Thomas Hardy had purchased one and a half acres of land to build the house and was delighted to find Roman relics on the land. The building work was done by his father, who was a builder, and his brother. The name of the house was a pun on the name of a nearby toll-house known as "Mack's Gate" after a previous gate-keeper, Henry Mack. Originally Hardy's house had two rooms downstairs with two rooms above, but Hardy soon found this insufficient for his needs and the house was expanded in 1895, with further additions following. He used three different rooms as studies at different periods of his life. Wanting privacy, Hardy planted a thousand pine trees round the house as a windbreak. In time these grew so vigorously that the house was rendered dark and gloomy, and his second wife, Florence, removed them after his death.

==History==
Hardy designed and lived in Max Gate from 1885 until his death in 1928. He lived there with his first wife Emma, and then with his second wife Florence. It was there that he wrote Tess of the d'Urbervilles, Jude the Obscure and The Mayor of Casterbridge, as well as much of his poetry.

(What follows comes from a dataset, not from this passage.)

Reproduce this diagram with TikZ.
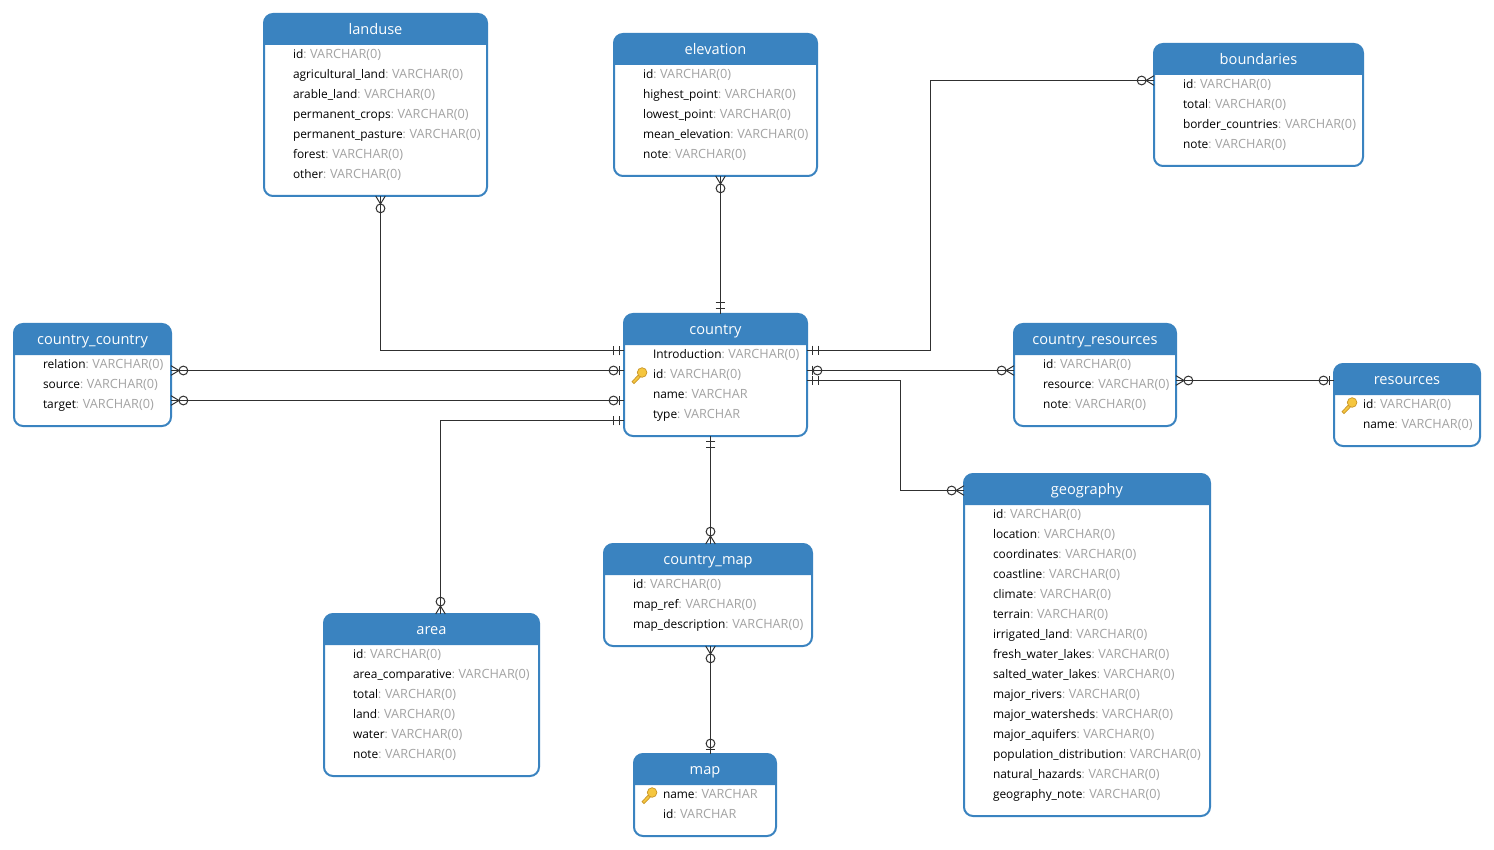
\documentclass[tikz,border=0pt]{standalone}
\usepackage{fontspec}
\setmainfont{Open Sans}
\usetikzlibrary{calc}
\catcode`\_=12
\definecolor{hdr}{HTML}{3A83C0}
\definecolor{typ}{HTML}{A3A3A3}
\definecolor{lnk}{HTML}{303030}
\definecolor{keyf}{HTML}{F5C63F}
\definecolor{keyd}{HTML}{C9962A}
\tikzset{
  x=1pt,y=-1pt,
  box/.style={draw=hdr,line width=2pt,rounded corners=9pt,fill=white,anchor=north west,inner sep=0pt,outer sep=0pt},
  ttl/.style={text=white,font=\fontsize{14.6}{16}\selectfont,inner sep=0pt,text height=10pt,text depth=3.5pt},
  row/.style={anchor=west,inner sep=0pt,outer sep=0pt,text height=9.5pt,text depth=3pt,font=\fontsize{11.9}{14}\selectfont},
  link/.style={draw=lnk,line width=1pt},
  mk/.style={draw=lnk,line width=1pt},
  oneone/.pic={\draw[mk] (5,-4.8)--(5,4.8) (11,-4.8)--(11,4.8);},
  zeroone/.pic={\draw[mk] (5,-4.8)--(5,4.8); \draw[mk] (10.5,0) circle (4.4);},
  zeromany/.pic={\draw[mk] (0,-4.8)--(8,0)--(0,4.8); \draw[mk] (12.4,0) circle (4.4);},
  keyicon/.pic={
    \fill[keyf,draw=keyd,line width=0.7pt] (-7.5,6.2) -- (0,-1.8) -- (2,0.4) -- (-5.5,8.2) -- cycle;
    \fill[keyf,draw=keyd,line width=0.7pt] (2.6,-3) circle (4.8);
  }
}
\newcommand{\entity}[7]{%
  \node[box,minimum width=#4pt,minimum height=#5pt] (#1) at (#2,#3) {};
  \fill[hdr] (#2,#3+31) [rounded corners=9pt] -- (#2,#3) -- (#2+#4,#3) [sharp corners] -- (#2+#4,#3+31) -- cycle;
  \node[ttl] (#1-title) at (#2+#4/2,#3+17.4) {#6};
  \foreach \f/\t [count=\i from 0] in {#7}{
    \node[row] (#1-r\i) at (#2+29,#3+40.8+20*\i) {\f\textcolor{typ}{:\hspace{3.7pt}\fontsize{12.7}{14}\selectfont\t}};
  }
}
\newcommand{\keyat}[2]{\path ([xshift=15.5pt,yshift={-(41.5+20*#2)*1pt}]#1.north west) pic {keyicon};}
\begin{document}
\begin{tikzpicture}
\useasboundingbox[fill=white] (0,0) rectangle (1494,850);
\entity{landuse}{264}{14}{223}{182}{landuse}{id/VARCHAR(0),agricultural_land/VARCHAR(0),arable_land/VARCHAR(0),permanent_crops/VARCHAR(0),permanent_pasture/VARCHAR(0),forest/VARCHAR(0),other/VARCHAR(0)}
\entity{elevation}{614}{34}{203}{142}{elevation}{id/VARCHAR(0),highest_point/VARCHAR(0),lowest_point/VARCHAR(0),mean_elevation/VARCHAR(0),note/VARCHAR(0)}
\entity{boundaries}{1154}{44}{209}{122}{boundaries}{id/VARCHAR(0),total/VARCHAR(0),border_countries/VARCHAR(0),note/VARCHAR(0)}
\entity{countrycountry}{14}{324}{157}{102}{country_country}{relation/VARCHAR(0),source/VARCHAR(0),target/VARCHAR(0)}
\entity{country}{624}{314}{183}{122}{country}{Introduction/VARCHAR(0),id/VARCHAR(0),name/VARCHAR,type/VARCHAR}
\entity{countryresources}{1014}{324}{162}{102}{country_resources}{id/VARCHAR(0),resource/VARCHAR(0),note/VARCHAR(0)}
\entity{resources}{1334}{364}{146}{82}{resources}{id/VARCHAR(0),name/VARCHAR(0)}
\entity{geography}{964}{474}{246}{342}{geography}{id/VARCHAR(0),location/VARCHAR(0),coordinates/VARCHAR(0),coastline/VARCHAR(0),climate/VARCHAR(0),terrain/VARCHAR(0),irrigated_land/VARCHAR(0),fresh_water_lakes/VARCHAR(0),salted_water_lakes/VARCHAR(0),major_rivers/VARCHAR(0),major_watersheds/VARCHAR(0),major_aquifers/VARCHAR(0),population_distribution/VARCHAR(0),natural_hazards/VARCHAR(0),geography_note/VARCHAR(0)}
\entity{countrymap}{604}{544}{208}{102}{country_map}{id/VARCHAR(0),map_ref/VARCHAR(0),map_description/VARCHAR(0)}
\entity{area}{324}{614}{215}{162}{area}{id/VARCHAR(0),area_comparative/VARCHAR(0),total/VARCHAR(0),land/VARCHAR(0),water/VARCHAR(0),note/VARCHAR(0)}
\entity{map}{634}{754}{142}{82}{map}{name/VARCHAR,id/VARCHAR}
\keyat{country}{1}
\keyat{resources}{0}
\keyat{map}{0}
% connectors
\coordinate (a1) at ([xshift=116.5pt]landuse.south west);
\coordinate (a2) at ([yshift=-36.5pt]country.north west);
\draw[link] (a1) -- (a1 |- a2) -- (a2);
\path (a1) pic[rotate=-90] {zeromany};
\path (a2) pic[rotate=180] {oneone};
\coordinate (b1) at ([xshift=106.5pt]elevation.south west);
\coordinate (b2) at ([xshift=96.5pt]country.north west);
\draw[link] (b1) -- (b2);
\path (b1) pic[rotate=-90] {zeromany};
\path (b2) pic[rotate=90] {oneone};
\coordinate (c1) at ([yshift=-36.5pt]boundaries.north west);
\coordinate (c2) at ([yshift=-36.5pt]country.north east);
\coordinate (c3) at (930.5,0);
\draw[link] (c1) -- (c1 -| c3) -- (c2 -| c3) -- (c2);
\path (c1) pic[rotate=180] {zeromany};
\path (c2) pic {oneone};
\coordinate (d1) at ([yshift=-46.5pt]countrycountry.north east);
\coordinate (d2) at ([yshift=-56.5pt]country.north west);
\draw[link] (d1) -- (d2);
\path (d1) pic {zeromany};
\path (d2) pic[rotate=180] {zeroone};
\coordinate (e1) at ([yshift=-76.5pt]countrycountry.north east);
\coordinate (e2) at ([yshift=-86.5pt]country.north west);
\draw[link] (e1) -- (e2);
\path (e1) pic {zeromany};
\path (e2) pic[rotate=180] {zeroone};
\coordinate (f1) at ([xshift=116.5pt]area.north west);
\coordinate (f2) at ([yshift=-106.5pt]country.north west);
\draw[link] (f1) -- (f1 |- f2) -- (f2);
\path (f1) pic[rotate=90] {zeromany};
\path (f2) pic[rotate=180] {oneone};
\coordinate (g1) at ([xshift=106.5pt]countrymap.north west);
\coordinate (g2) at ([xshift=86.5pt]country.south west);
\draw[link] (g1) -- (g2);
\path (g1) pic[rotate=90] {zeromany};
\path (g2) pic[rotate=-90] {oneone};
\coordinate (h1) at ([xshift=106.5pt]countrymap.south west);
\coordinate (h2) at ([xshift=76.5pt]map.north west);
\draw[link] (h1) -- (h2);
\path (h1) pic[rotate=-90] {zeromany};
\path (h2) pic[rotate=90] {zeroone};
\coordinate (i1) at ([yshift=-56.5pt]country.north east);
\coordinate (i2) at ([yshift=-46.5pt]countryresources.north west);
\draw[link] (i1) -- (i2);
\path (i1) pic {zeroone};
\path (i2) pic[rotate=180] {zeromany};
\coordinate (j1) at ([yshift=-56.5pt]countryresources.north east);
\coordinate (j2) at ([yshift=-16.5pt]resources.north west);
\draw[link] (j1) -- (j2);
\path (j1) pic {zeromany};
\path (j2) pic[rotate=180] {zeroone};
\coordinate (k1) at ([yshift=-66.5pt]country.north east);
\coordinate (k2) at ([yshift=-16.5pt]geography.north west);
\coordinate (k3) at (900.5,0);
\draw[link] (k1) -- (k1 -| k3) -- (k2 -| k3) -- (k2);
\path (k1) pic {oneone};
\path (k2) pic[rotate=180] {zeromany};
\end{tikzpicture}
\end{document}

In 1940, Hardy's sister Kate left the house to the National Trust with the stipulation that it should be lived in. The house has been continually occupied since then. It was first opened to the public in 1994 with restricted access and limited opening times for a few days a week. Beginning in 2011 the National Trust opened all three floors of the house to the public five days a week (from March to October), allowing access to the hall, drawing room, two studies, the dining room and the kitchen. In 2013 two bedrooms were also opened up for the first time, including the room where Thomas Hardy wrote the Mayor of Casterbridge and where he died. The house contains several pieces of Hardy's furniture, although his study has been relocated to the Dorset Museum.

== Neolithic archaeology ==
Half of the 100m diameter Neolithic interrupted ditch enclosure known as Flagstones is under the grounds of Max Gate; the other half was archaeologically excavated in 1987 prior to the construction of the Dorchester bypass.